Mid-West Development (2000) Corp., in its The Quays Expression of Interest (March 14, 2003), described the Gathercole Building’s east and south wing facades as “valuable” and “architecturally attractive and historically significant”.

Support for the building’s importance didn’t end there.

Provincially the February 19, 2004, assessment by the Department of Culture, Youth and Recreation concluded that the Gathercole Building possessed historical, architectural and engineering significance on a local level. It also determined that the site was “not without viability”. Sadly, “The fact that the owner does not support renovation and that the property is now vacant, presents the greatest impediment to viability.”

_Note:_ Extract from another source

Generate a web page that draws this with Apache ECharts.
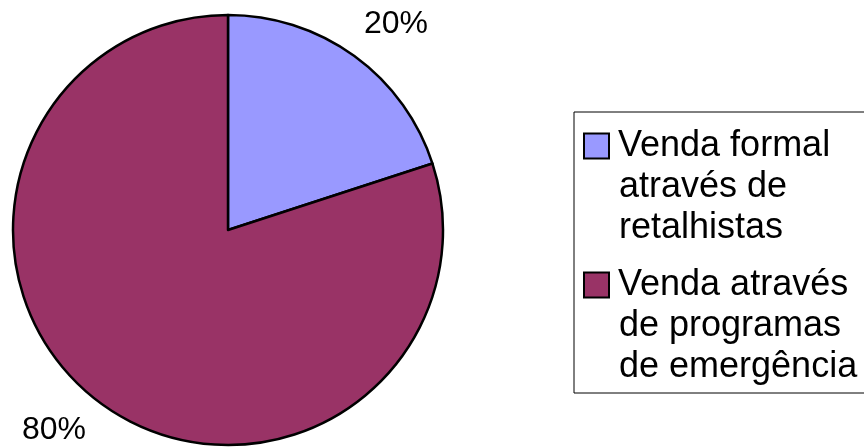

In 1989, and again in 2004, the Municipal Heritage Advisory Committee advised City Council that it did not support demolition of the Gathercole Building. Neither did the Saskatoon Heritage Society and Saskatchewan Architectural Heritage Society.

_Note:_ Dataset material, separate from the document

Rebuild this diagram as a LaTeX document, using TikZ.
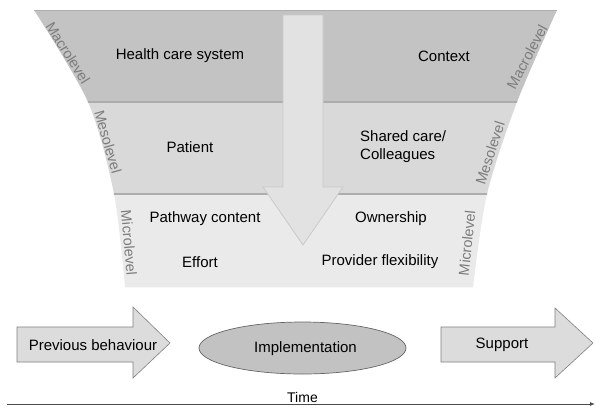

In February 2005 the Heritage Canada Foundation declared the Gathercole Building the worst loss of heritage in Canada in 2004.

In Winnipeg, The Forks’ Heritage Interpretative Plan states: “Heritage resources are, by their very nature, finite and non-renewable; once they are lost or destroyed, they are gone forever. Accordingly, they must be preserved, protected and conserved if there is to be any chance of their being interpreted and enjoyed by future generations.”

In Saskatoon, however, demolition is the first step.

Saskatoon’s heritage strategy for River Landing is limited primarily to interpretation (plaques, information panels etc.); preservation is non-existent.

On September 7, 2004, City Council directed its administration “to proceed to develop a Heritage Interpretative Concept Plan” for the South Downtown.

In its report Administration wrote:

“Cultural heritage tourism is defined as travel concerned with experiencing the visual and performing arts, natural and built heritage areas, landscapes and special lifestyles, values, traditions, and events, and has become a major force in the tourism industry.”

“Through the implementation of a Heritage Interpretative Concept Plan, a ‘sense of place’ will be developed and the City of Saskatoon will be supporting tourism and generating economic returns.”

“Without such a plan, the site will lack a fundamental component that is required to develop a sense of place to promote and maximize site usage and activity in the South Downtown.”

AldrichPears Associates of Vanouver, BC was commissioned to prepare the plan on behalf of the City of Saskatoon and Meewasin Valley Authority. The cost was approximately $50,000.

When the report came to Council on May 2, 2005, the reference to “heritage” in the title had been deleted. The colourful document was called River Landing Interpretative Plan (April 14, 2005).

The interpretative goals and objectives outlined in the plan are to “Provide a sense of place by creating an emotional connection to the area’s history and legends as well as its landscape and natural history,” and “Connect visitors to the city and the region by interpreting site-specific features which focus on topics that are significant to the region.”

The River Landing Interpretive Plan (Page 8) ridiculously states that the Gathercole Building was “dismantled” rather than demolished. It also fails to mention the circumstances and controversy surrounding the issue. No doubt any plaque or information panel the City decides to erect in the building’s honour will avoid telling the truth about what happened and of the destructive shortsightedness the City Council of the day had.

With the loss of the Gathercole Building and pending demolition of the adjacent Legion hall by owner Remai Ventures Inc. any meaningful “sense of place” and tangible “connection” to the City’s historic south downtown past will be lost forever.

Without the context of the rest of the building the Gathercole Arches initiative seems pointless.